Don’t you just love the first flushes of romance? You smile for no reason, you feel like you’re walking on air and a large group of butterflies seem to have permanently set up residence in your stomach area. In short, it’s pretty damn amazing, huh?
We all know that falling in love is easy – it’s a natural process that doesn’t require any major work. It just sort of creeps up on you and happens. But while the act of landing head-over-heels for the object of your affections is simple, making those loving feelings last is another matter entirely.
Real, honest, long-term love requires work and effort and, in some cases, a good dose of blood, sweat and tears (figuratively speaking, not literally). Unsurprisingly, it’s this part of love process that most people have difficulty with.
So how can you keep your relationship in tip-top condition? How do you keep riding high on a wave of love after two years together? Five years together? Ten years together? You get the idea.
According to Dr John Gottman, a noted marriage researcher and relationship counsellor, you can pretty much predict whether your relationship will succeed or fall apart after a few years. If your relationship has a strong element of trust and loyalty attached to it, then chances are you’ll live happily ever after. If these two qualities are lacking, then you may find yourself running into trouble.
You see, when we fall in love with someone, we’re driven completely by our hormones – in fact, they take over the entire process, making it somewhat simple for us. Once this phase is over, the big question changes from “do I find you attractive?” to “can I actually trust you?”
Now, by all means, we understand that sometimes if trust is lacking in a relationship it is better to walk away. If however, you’re mad about your partner, you trust him a bit but you want to work on deepening that trust then here are a few simple tips from Dr Gottman to help you build strong foundations and, subsequently, make the flames of love grow stronger.
Keeping the spark of love alive is actually quite simple, according to Dr Gottman.
It’s all down to basic maths: Relationships require a few things in order to be considered happy, healthy and functional. Basically love + loyalty + trust = happiness. If you find that you’re lacking all of these things, then you need to reconsider whether or not your relationship is providing you with the happiness and care that you deserve.
Be grateful: Sometimes we have the tendency to take our other halves for granted, which is never good. Therefore, it is important to stop for five minutes every day and just appreciate all the things they do for you.
First thing in the morning or last thing at night, take a few deep breaths and think about five things that he’s done for you – maybe he made you a cup of tea when you were desperate for one? Maybe he went to the bank for you when you didn’t have time? Maybe he had dinner waiting on the table for you when you got home from work?
Take a second to really appreciate the ways he shows you how he cares for you. This will not only boost your own mood, it will encourage you to be kinder, more affectionate towards him and more aware of how awesome he is.

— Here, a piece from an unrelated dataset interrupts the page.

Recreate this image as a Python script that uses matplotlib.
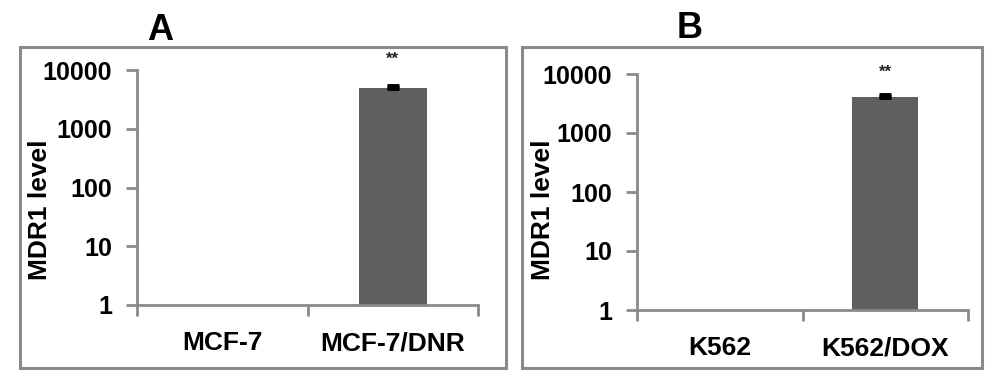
import matplotlib
matplotlib.use("Agg")
import matplotlib.pyplot as plt
from matplotlib.patches import Rectangle

plt.rcParams["font.family"] = ["Liberation Sans", "DejaVu Sans"]
plt.rcParams["font.weight"] = "bold"

# data
labels_a = ["MCF-7", "MCF-7/DNR"]
values_a = [1, 5000]
errors_a = [0, 250]

labels_b = ["K562", "K562/DOX"]
values_b = [1, 4000]
errors_b = [0, 400]

yticks = [1, 10, 100, 1000, 10000]
ytick_labels = ["1", "10", "100", "1000", "10000"]

bar_color = "#5f5f5f"
axis_color = "#8a8a8a"

fig = plt.figure(figsize=(10, 3.85), dpi=100)


def px_box(x0, y0, x1, y1):
    # pixel box (top-left origin) -> figure fraction rect
    return [x0 / 1000, 1 - y1 / 385, (x1 - x0) / 1000, (y1 - y0) / 385]


def panel(rect, labels, values, errors, letter, letter_x, letter_y,
          star_y, ylab_x):
    ax = fig.add_axes(rect)
    pos = [0.5, 1.5]
    ax.bar(pos, values, width=0.40, color=bar_color, zorder=2)
    ax.errorbar(pos[1], values[1], yerr=[[0], [errors[1]]], fmt="none",
                ecolor="black", elinewidth=1.5, capsize=4.5, capthick=3.5,
                zorder=3)
    ax.set_yscale("log")
    ax.set_ylim(1, 10000)
    ax.set_xlim(0, 2)
    ax.set_yticks(yticks)
    ax.set_yticklabels(ytick_labels, fontsize=18, fontweight="bold")
    ax.yaxis.set_minor_locator(matplotlib.ticker.NullLocator())
    ax.set_xticks([0, 1, 2])
    ax.set_xticklabels(["", "", ""])
    ax.set_xticks(pos, minor=True)
    ax.set_xticklabels(labels, minor=True, fontsize=19, fontweight="bold")
    ax.tick_params(axis="x", which="minor", length=0, pad=19)
    ax.tick_params(axis="x", which="major", length=8, width=2, color=axis_color)
    ax.tick_params(axis="y", length=8, width=2, color=axis_color, pad=10)
    for s in ["top", "right"]:
        ax.spines[s].set_visible(False)
    for s in ["left", "bottom"]:
        ax.spines[s].set_color(axis_color)
        ax.spines[s].set_linewidth(2)
    fig.text(ylab_x / 1000, 1 - 210 / 385, "MDR1 level", rotation=90,
             ha="center", va="center", fontsize=19, fontweight="bold")
    ax.text(pos[1], star_y, "**", ha="center", va="center",
            fontsize=12, color="#222222")
    fig.text(letter_x / 1000, 1 - letter_y / 385, letter, ha="center",
             va="center", fontsize=26, fontweight="bold")
    return ax


panel(px_box(137, 70, 478, 305), labels_a, values_a, errors_a,
      "A", 160, 30, 15000, 40)
panel(px_box(637, 74, 968, 310), labels_b, values_b, errors_b,
      "B", 690, 28, 10500, 543)

# panel borders
for x0, x1 in [(20, 506), (522, 982)]:
    fig.patches.append(Rectangle((x0 / 1000, 1 - 368 / 385),
                                 (x1 - x0) / 1000, (368 - 47) / 385,
                                 transform=fig.transFigure, fill=False,
                                 edgecolor=axis_color, linewidth=2.2))

fig.savefig("out.png", dpi=100)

Give honest compliments: If you think he looks great first thing in the morning, tell him and tell him often. The male ego is quite fragile and sometimes we tend to forget that men also enjoy the odd sincere compliment. Make it a point to give him one compliment every day, whether you admire the way he can juggle work and home life, or you think he’s an amazing cook – speak up and be honest.
Keep the lines of communication open: This is where trust comes into focus. Do you trust him enough to not turn his back on you if you have to discuss a difficult issue with him? If you’re mad or upset about something never ever bottle it up. Bottling up emotions just leads to resentment. Fact.
Be completely honest with him. Tell him how you feel. Make sure he is aware of all the things that are going on in your head and how you feel about everything.
Communication is essential, especially if you’re trying to forge a life together.
Reframe your complaints: If you have a complaint about your other half, take a second to think about where he might be coming from. If, for example, he’s a bit of a perfectionist then chances are he just wants you to have the best. Try to see things from his perspective before you start making a big deal about them.
Focus on the small romances: That kiss he gave you while you were grocery shopping, the way he snuggles up next to you on the sofa after a long day, the way he holds your hand in the cinema – notice and appreciate the small signals that let you know he’s still just as mad about you.
Remember, it is possible to keep love burning for years and years, but sometimes that love just changes shape.
How do you keep the romance alive in your relationship?